Do zdarzenia doszło 27 listopada w godzinach wieczornych w pobliżu bazy promowej przy ul. Polskiej w Gdyni. Funkcjonariusze straży granicznej prowadzili rutynowe kontrole pojazdów zjeżdżających z promu relacji Karlskrona–Gdynia. 

W pewnym momencie uwagę mundurowych zwróciły dwie Toyoty RAV4.

Samochody figurowały jako skradzione

Podczas sprawdzania danych pojazdów w Systemie Informacyjnym Schengen (SIS) okazało się, że oba SUV-y zostały skradzione na terytorium Norwegii. 

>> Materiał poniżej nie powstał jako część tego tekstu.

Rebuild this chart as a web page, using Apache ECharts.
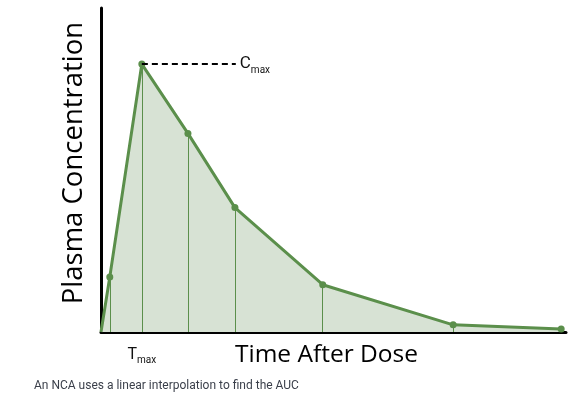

Za kierownicami samochodów siedzieli dwaj mieszkańcy województwa mazowieckiego – 42-latek oraz 26-latek. Mężczyźni zostali zatrzymani i przewiezieni do placówki straży granicznej w Gdyni. Usłyszeli zarzuty dotyczące umyślnego paserstwa. Obaj przyznali się do winy. 

Odzyskane pojazdy o łącznej wartości około 350 tys. zł zostały zabezpieczone przez służby. 

Dalsze postępowanie w tej sprawie prowadzą funkcjonariusze z Placówki Straży Granicznej w Gdyni pod nadzorem Prokuratury Rejonowej w Gdyni.